By Prensa Latina
Moscow : The Museum of the Great Patriotic War is paying tribute to three Cubans who joined the Red Army, as part of the commemorations of the 65th anniversary of the end of the blockade of Leningrad, which falls on Friday.
The exhibition shows three letters, photos and other documents about the brothers Aldo and Jorge Vivo, the only Latin Americans who participated in the 900-day Nazi siege of Leningrad.
Sponsored by the Russia-Cuba Friendship Association, the exhibition also includes information about Enrique Vilar, who commanded a battalion of riflemen and was killed in action at the age of 19 in Fiurstenam, on January 30, 1945, during the liberation of Poland.
Cuban Ambassador to Russia Jorge Marti, officials from the Russian Foreign Ministry and Latin American ambassadors laid a wreath at the museum, as a tribute to all soldiers killed in the Great Patriotic War.
Aldo Vivo was killed in December 1941, when his unit was trying to cross the Neva River. His boat was spotted and machine-gunned. All soldiers on board were killed.
His brother Jorge joined a guerrilla brigade made up of Spanish youths and adolescents mostly in July 1941.
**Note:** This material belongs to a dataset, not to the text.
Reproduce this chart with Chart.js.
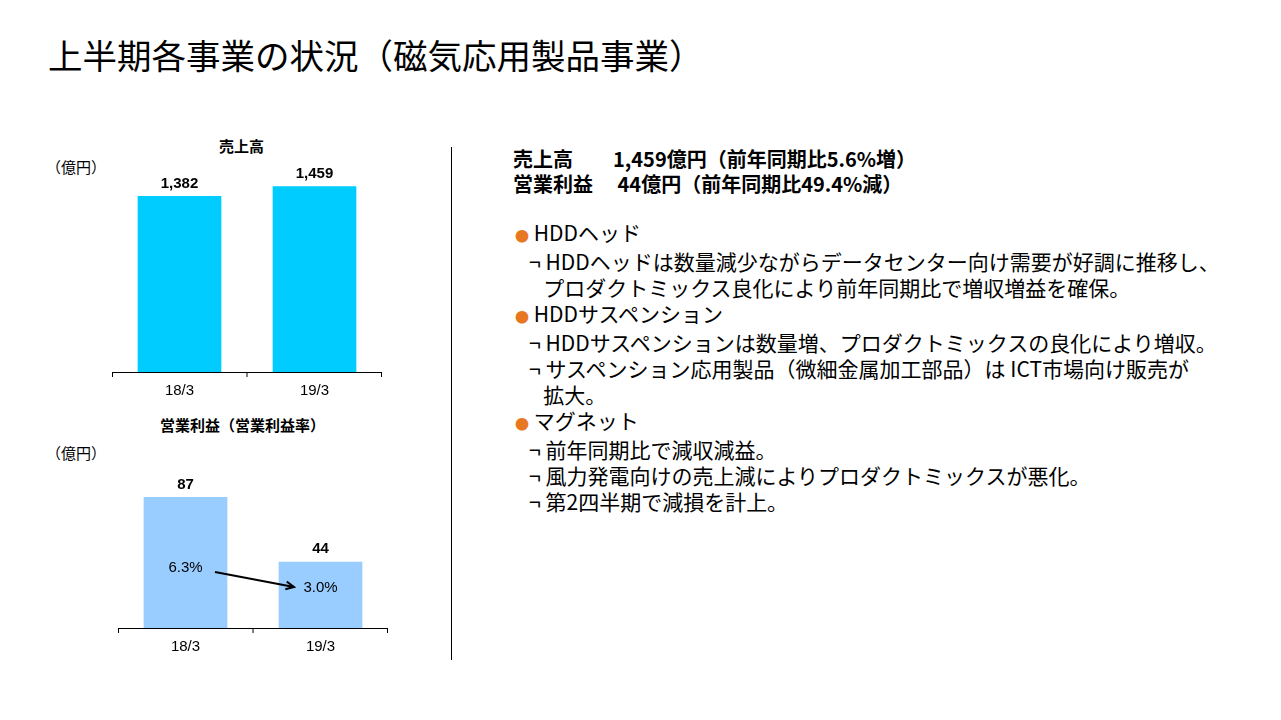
<!DOCTYPE html>
<html><head><meta charset="utf-8">
<script src="https://cdn.jsdelivr.net/npm/chart.js@4"></script>
<style>
body{margin:0;width:1281px;height:720px;background:#fff;font-family:"Noto Sans CJK JP",sans-serif;position:relative;overflow:hidden;color:#000}
.a{position:absolute;white-space:nowrap;line-height:1}
canvas{position:absolute}
.b{color:#e87722;font-size:14px}
</style></head><body>
<div class="a" style="left:48px;top:37px;font-size:34.5px">上半期各事業の状況（磁気応用製品事業）</div>
<div class="a" style="left:219px;top:138px;font-size:15px;font-weight:bold">売上高</div>
<div class="a" style="left:46px;top:159px;font-size:15px">（億円）</div>
<div class="a" style="left:160px;top:417px;font-size:15px;font-weight:bold">営業利益（営業利益率）</div>
<div class="a" style="left:46px;top:445px;font-size:15px">（億円）</div>
<div style="position:absolute;left:451px;top:147px;width:1px;height:513px;background:#000"></div>
<div class="a" style="left:513px;top:146px;font-size:20px;font-weight:bold;line-height:25px">売上高　　1,459億円（前年同期比5.6%増）<br>営業利益　 44億円（前年同期比49.4%減）</div>
<div class="a" style="left:515px;top:219px;font-size:21px;line-height:26px">
<span class="b">●</span> HDDヘッド<br>
&nbsp;&nbsp;&nbsp;¬ HDDヘッドは数量減少ながらデータセンター向け需要が好調に推移し、<br>
&nbsp;&nbsp;&nbsp;&nbsp;&nbsp;&nbsp;プロダクトミックス良化により前年同期比で増収増益を確保。<br>
<span class="b">●</span> HDDサスペンション<br>
&nbsp;&nbsp;&nbsp;¬ HDDサスペンションは数量増、プロダクトミックスの良化により増収。<br>
&nbsp;&nbsp;&nbsp;¬ サスペンション応用製品（微細金属加工部品）は ICT市場向け販売が<br>
&nbsp;&nbsp;&nbsp;&nbsp;&nbsp;&nbsp;拡大。<br>
<span class="b">●</span> マグネット<br>
&nbsp;&nbsp;&nbsp;¬ 前年同期比で減収減益。<br>
&nbsp;&nbsp;&nbsp;¬ 風力発電向けの売上減によりプロダクトミックスが悪化。<br>
&nbsp;&nbsp;&nbsp;¬ 第2四半期で減損を計上。</div>
<canvas id="c1" style="left:112px;top:150px;width:270px;height:260px"></canvas>
<canvas id="c2" style="left:118px;top:470px;width:270px;height:196px"></canvas>
<script>
const categories = ["18/3", "19/3"];
const salesValues = [1382, 1459];
const profitValues = [87, 44];
const marginLabels = ["6.3%", "3.0%"];

const font = "Arial, 'Liberation Sans', sans-serif";
const deco = {
  id: "deco",
  afterDatasetsDraw(chart, args, opts) {
    const ctx = chart.ctx, a = chart.chartArea, meta = chart.getDatasetMeta(0);
    ctx.save();
    ctx.strokeStyle = "#000"; ctx.lineWidth = 1;
    ctx.beginPath();
    ctx.moveTo(a.left, a.bottom + 0.5); ctx.lineTo(a.right, a.bottom + 0.5);
    [a.left + 0.5, (a.left + a.right) / 2, a.right - 0.5].forEach(x => { ctx.moveTo(x, a.bottom); ctx.lineTo(x, a.bottom + 5); });
    ctx.stroke();
    ctx.fillStyle = "#000"; ctx.font = "bold 15px " + font; ctx.textAlign = "center"; ctx.textBaseline = "bottom";
    meta.data.forEach((bar, i) => ctx.fillText(chart.data.datasets[0].data[i].toLocaleString("en-US"), bar.x, bar.y - 5));
    if (opts.margins) {
      const b0 = meta.data[0], b1 = meta.data[1];
      ctx.font = "15px " + font; ctx.textBaseline = "middle";
      ctx.fillText(opts.margins[0], b0.x, 568 - 470);
      ctx.fillText(opts.margins[1], b1.x, 588 - 470);
      const x0 = 215 - 118, y0 = 572 - 470, x1 = 294 - 118, y1 = 587 - 470;
      ctx.lineWidth = 2; ctx.beginPath(); ctx.moveTo(x0, y0); ctx.lineTo(x1, y1); ctx.stroke();
      const ang = Math.atan2(y1 - y0, x1 - x0);
      ctx.beginPath();
      ctx.moveTo(x1 - 9 * Math.cos(ang - 0.45), y1 - 9 * Math.sin(ang - 0.45));
      ctx.lineTo(x1, y1);
      ctx.lineTo(x1 - 9 * Math.cos(ang + 0.45), y1 - 9 * Math.sin(ang + 0.45));
      ctx.stroke();
    }
    ctx.restore();
  }
};

function makeChart(id, values, color, max, margins) {
  return new Chart(document.getElementById(id), {
    type: "bar",
    data: { labels: categories, datasets: [{ data: values, backgroundColor: color, barPercentage: 0.62, categoryPercentage: 1 }] },
    options: {
      responsive: false, animation: false,
      layout: { padding: 0 },
      plugins: { legend: { display: false }, tooltip: { enabled: false }, deco: { margins } },
      scales: {
        x: { grid: { display: false, drawTicks: false }, border: { display: false }, ticks: { color: "#000", font: { size: 15, family: font }, padding: 10 } },
        y: { display: false, min: 0, max: max }
      }
    },
    plugins: [deco]
  });
}
makeChart("c1", salesValues, "#00ccff", 1743, null);
makeChart("c2", profitValues, "#99ccff", 105, marginLabels);
</script>
</body></html>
In December 1941, the clandestine commando tried to penetrate Hitler’s flanks to break the siege on the Pulkovo heights, but they were discovered and only eight of 50 fighters survived, including Jorge Vivo, who was seriously wounded in his legs and hands.
He was admitted in the Leningrad hospital until he was transferred to the Caucasus in April 1942 and to Central Asia later.